In the current scheme of things regarding the Judiciary and the administration of justice, that is an unfortunate comment.

One excerpt from the Dumas decision that has cleared the way for a variety of legal actions against the State reads as follows:

“1. This appeal raises an important question about the jurisdiction of the High Court to hear an application by a citizen for the court to interpret a provision of the Constitution.

2. The respondent, Mr Dumas, as an engaged citizen with an interest in the good governance of the Republic, seeks a determination of the meaning of the phrase ‘qualified and experienced’ in section 122(3) of the Constitution and declarations that the nomination and appointment of two persons to the Police Service Commission under that section of the Constitution were invalid because, he asserts, the nominees lacked the specified qualifications and experience. Mr Dumas claims no personal interest in the appointments. He asserts a right as a citizen to seek the assistance of the courts in the upholding of the Constitution.

3. In this appeal the board is not concerned with the merits of Mr Dumas’ challenge and expresses no view on the interpretation of the relevant provision of the Constitution. Its only concern is the question of the jurisdiction of the High Court.”

This particular issue of a citizen seeking to approach the High Court, not to seek redress but to seek “the assistance of the courts in upholding the Constitution”, is what was central to the Dumas case.

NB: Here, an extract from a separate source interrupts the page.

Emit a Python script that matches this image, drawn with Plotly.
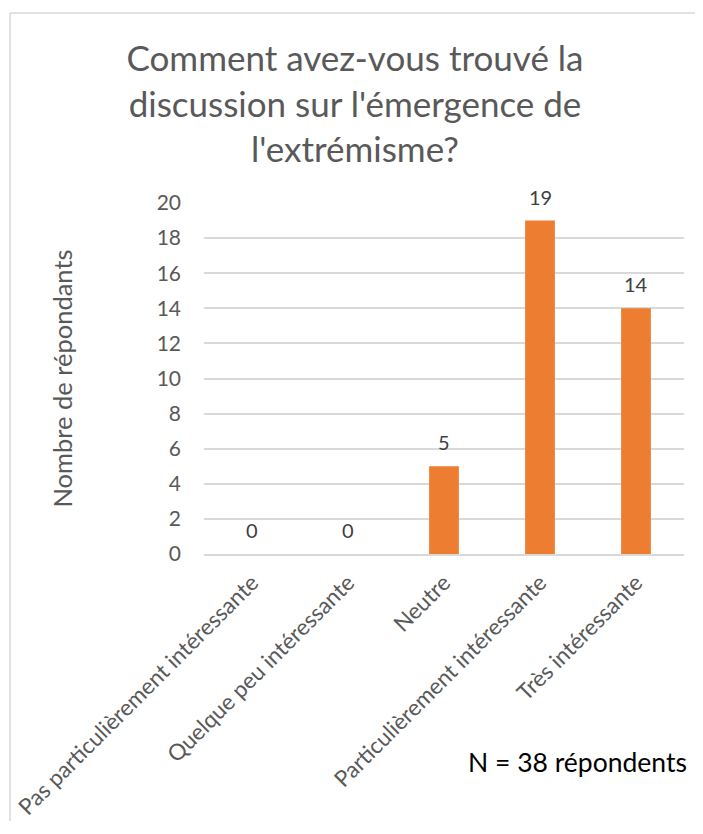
import plotly.graph_objects as go

# Données du graphique
categories = [
    "Pas particulièrement intéressante",
    "Quelque peu intéressante",
    "Neutre",
    "Particulièrement intéressante",
    "Très intéressante",
]
repondants = [0, 0, 5, 19, 14]
y_ticks = [0, 2, 4, 6, 8, 10, 12, 14, 16, 18, 20]

# la page ajoute une marge de 8 px autour de la figure :
# on la garde dans la fenêtre pour éviter les barres de défilement
W, H = 695, 813
L, R, T, B = 196, 19, 195, 267
FONT = "Lato"
GRIS = "#595959"
CADRE = "#D9D9D9"
pw, ph = W - L - R, H - T - B


def px_x(px):
    return (px - L) / pw


def px_y(py):
    return (H - B - py) / ph


fig = go.Figure()
fig.add_trace(go.Bar(
    x=categories,
    y=repondants,
    marker=dict(color="#ED7D31", line=dict(width=0)),
    width=0.31,
    showlegend=False,
    hoverinfo="x+y",
))

# Étiquettes de données au-dessus des barres
for cat, val in zip(categories, repondants):
    fig.add_annotation(
        x=cat, y=val, text=str(val), showarrow=False,
        yanchor="middle", yshift=24,
        font=dict(family=FONT, size=20, color="#404040"),
    )

fig.add_annotation(
    text="N = 38 répondents", xref="paper", yref="paper",
    x=px_x(681), y=px_y(754), xanchor="right", yanchor="middle",
    showarrow=False, font=dict(family=FONT, size=26.5, color="black"),
)

# Cadre du graphique : seuls les bords haut et gauche sont visibles
fig.add_shape(type="line", xref="paper", yref="paper",
              x0=px_x(2), x1=px_x(W), y0=px_y(5), y1=px_y(5),
              line=dict(color=CADRE, width=1.5), layer="below")
fig.add_shape(type="line", xref="paper", yref="paper",
              x0=px_x(2), x1=px_x(2), y0=px_y(5), y1=px_y(H),
              line=dict(color=CADRE, width=1.5), layer="below")

fig.update_layout(
    width=W, height=H,
    margin=dict(l=L, r=R, t=T, b=B, autoexpand=False),
    paper_bgcolor="white", plot_bgcolor="white",
    title=dict(
        text="Comment avez-vous trouvé la<br>discussion sur l'émergence de<br>l'extrémisme?",
        x=347 / W, xanchor="center", y=1 - 63 / H, yanchor="middle",
        font=dict(family=FONT, size=35, color=GRIS),
    ),
    font=dict(family=FONT, color=GRIS),
    bargap=0.69,
)
fig.update_xaxes(
    tickangle=-45, tickfont=dict(size=22.5, color=GRIS),
    showline=True, linecolor=CADRE, linewidth=1.5,
    ticks="", showgrid=False, ticklabelstandoff=5, automargin=False,
)
fig.update_yaxes(
    range=[0, 20], tickvals=y_ticks, tickfont=dict(size=21, color=GRIS),
    showgrid=True, gridcolor=CADRE, gridwidth=1.5,
    zeroline=False, ticks="", ticklabelstandoff=22, automargin=False,
    title=dict(text="Nombre de répondants", font=dict(size=25.5, color=GRIS), standoff=76),
)

fig.write_html("out.html")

The fact that Dumas was successful is a reality that all governments of T&T, present and future, have to accept and there will now be no end of litigation coming their way for anything that they wish to do. Once all of their decisions are properly made and there is nothing questionable about their dealings, then all should be fine.

The Dumas case cited here was about the jurisdiction of the High Court on issues of procedure to hear such challenges against the Office of the President (in this case) and the Parliament (latterly invoked in this case) from an ordinary citizen.

With the procedural matter out of the way, his substantive case can now begin some three years later after it was filed in 2014. In the aftermath of May 8 there has been a slew of legal matters filed in the High Court by Devant Maharaj that has attracted the ire of the Prime Minister.

It is most unfortunate that Devant Maharaj’s challenges to the State in the High Court could not be seen in the same light as Reggie Dumas’ challenge to the State in the High Court. They are both challenging the State—whether it is the property tax, the appointment of judges by the President or the presidential interpretation of the qualifications of people he nominated to the Police Service Commission.

With political attacks now crossing into the judicial arena, it is becoming more and more evident that T&T should hold on to the Judicial Committee of the Privy Council for a while longer. Justice Frank Seepersad had the misfortune of social media attacks against his judicial worthiness because two interim orders that he made were overturned by the Court of Appeal.

Some of the media reporting made reference to a newspaper article in 2013 that suggested that he was under consideration for appointment to the office of President. However, in the interest of balance, it should also be pointed out that then leader of the opposition Dr Keith Rowley had announced that the PNM’s choice for the presidency in 2013 was sitting CCJ judge Rolston Nelson. In 1997 Justice Anthony Lucky was actually nominated by the PNM as its presidential candidate against ANR Robinson.

If the society is crossing judicial boundaries in this manner to suggest that certain judges may not be as politically neutral as some would like, then we might as well hold on to the Privy Council for the foreseeable future.

Writing in his Sunday Express column on February 13, 2005, my colleague Prof Selwyn Ryan said:

“It is also clear that there continues to be a great deal of cronyism and jockeying for position within the judiciary and that the brethren are as divided along ethnic and personal lines as they have been in the past.”

With social media attacking the judiciary and the Prime Minister saying that he will stay out of the confusion involving the Chief Justice, while criticizing others who seek to use the High Court to have their public interest matters resolved, the Privy Council needs to stay for now.